25.4.11

BESE changes promote more fragmented education policy

An interesting pair of bills proffered for the 2011 Regular Session of the Louisiana Legislature starting today look to present for voter approval alteration of the Board of Elementary and Secondary Education’s composition. In this instance, it’s best to leave well alone.

Presently, 11 members sit on BESE which has its members serve four-year terms coterminous with those of other statewide elected officials. Eight come from single-member districts directly elected while three are appointed by the governor. HB 84 by state Rep. Pat Smith would reduce gubernatorial appointments to one with the state House and Senate each having one, while HB 96 by state Rep. Herbert Dixon would reduce the number of appointed members in total to one, jointly selected by the governor, House, and Senate. Each proposes to change the Constitution, and thus needs two-thirds approval in the respective chambers and majority approval by the state’s voters.
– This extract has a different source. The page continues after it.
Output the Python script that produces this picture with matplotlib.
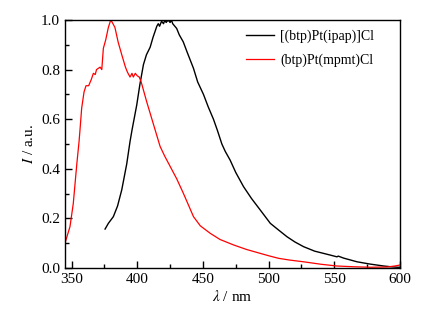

Louisiana’s present system exists as an outlier among state education governance structures. Only Ohio also has a combination system of elected members and governor-appointed members who then appoint a chief executive officer for state schools. In fact, these changes would move away further from the dominant model used by two-thirds of states, appointment of the entire board by the governor, where 13 of the 33 also have the board select the CEO. Only Mississippi uses any kind of hybrid appointive authority where more than one majoritarian branch in government does so.

Education policy always has contained an element of schizophrenia. The task of educating, since the late nineteenth century when public schooling became widespread (previously, it had been dominated by private schools by institutions or by communities’ families who voluntarily would commit to providing a school), has become considered a profession and therefore to some degree antithetical to politics. However, as policy is anything government chooses to do or not to do, by definition any government connection to education is political, so most states adopted a model that gives education its own separate governing authority, to isolate it from other political matters that could interfere in the professional aspect, yet because the decisions this authority makes themselves are political popular control at least indirectly was imposed.

Where states directly impose this accountability, through elections of members, typically the CEO either himself is elected separately or appointed from outside of the board. Most of the time he is granted powers to provide direction or leadership to the board. Only seven states follow a model where there is no direction explicitly attached in some way to the board from another power source in state government, the general model with a majority of its members not from another source but elected closest to Louisiana’s.

That kind of leadership is important. A board made up only of elected members without a countervailing check in the form of an independent CEO magnifies the risk of inability of board members to come to consensus or policy geared towards special interests in their districts with an insufficient statewide view on education. Especially when the board appoints the CEO, appointed members from an outside power source can bring the opportunity to coordinate and would be less likely to fall prey to parochial interests.

Thus Smith’s bill moves in the wrong direction by lopping off two appointive members and fragments the appointive authority of the remaining one. Dixon’s also comes up short as it has bodies that themselves face parochial kinds of pressure appoint two of the three, promoting comparatively less of a statewide view.

Therefore, these proposed amendments if enacted probably would decrease the amount of coordination of elementary and secondary education in Louisiana, and promote multiple parochial interests at the expense of those that take the entire state into consideration. As such, these attempts to change the Constitution the Legislature should reject.